Membuat Festival atau Perayaan
Yang satu ini memang bisa kita lihat daerah asalnya, Pulau Alor. Adapun acara yang pernah diselenggarakan, seperti Festival 1000 Moko. Event tujuannya untuk melestarikan moko dan nekara, pasalnya jumlahnya terus berkurang. Semua elemen terlibat, termasuk masyarakat adat untuk menyukseskan.
Ada cara lain, seperti menyumbangkan dana untuk membantu pelestarian benda bersejarah, menjadi relawan di museum atau situs sejarah dan berpartisipasi dalam kegiatan edukasi dan pameran benda bersejarah. Tak hanya itu, bisa dengan memanfaatkan kecanggihan teknologi (membuat ilustrasi dan desain menjadi lebih menarik dan konten saat melihatnya).

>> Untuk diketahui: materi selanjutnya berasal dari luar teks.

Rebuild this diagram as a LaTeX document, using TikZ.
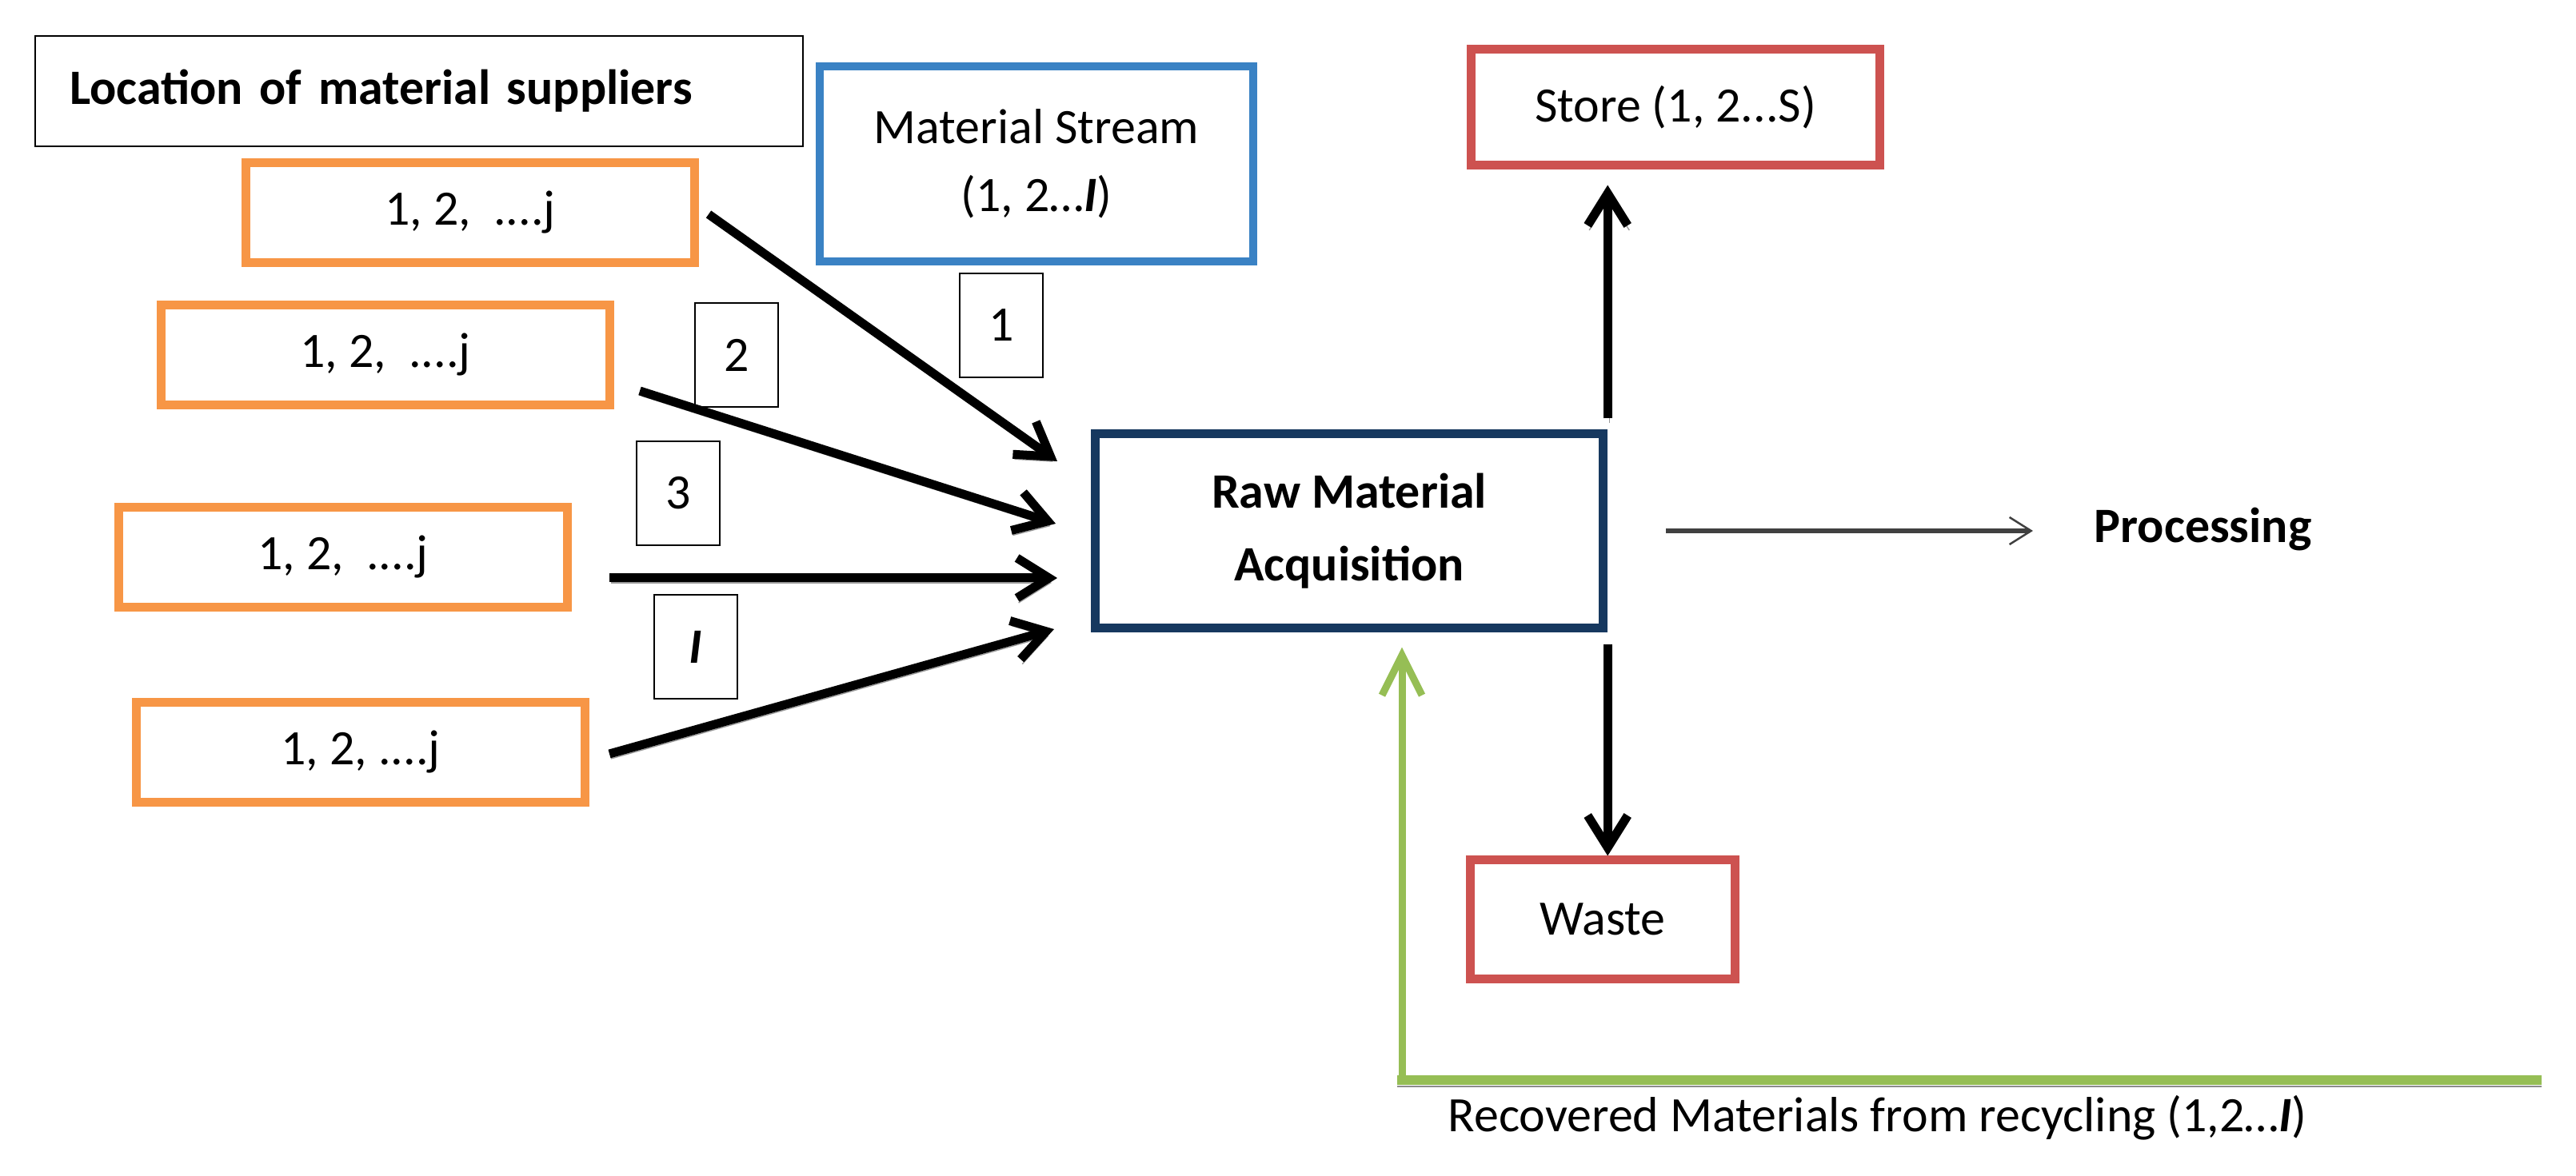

Baca Juga: Candi Sukuh, Peninggalan Bersejarah Kerajaan Majapahit
Nah, tergambar dengan sangat jelas perbedaan antara keduanya. Dengan kita telah pahami perbedaan ini membantu kita untuk lebih memahami kompleks keragaman budaya masyarakat prasejarah di Indonesia, termasuk benda yang pernah diproduksi pada setiap masanya. Semoga dapat memberikan pencerahan untuk memudahkan memahaminya, ya!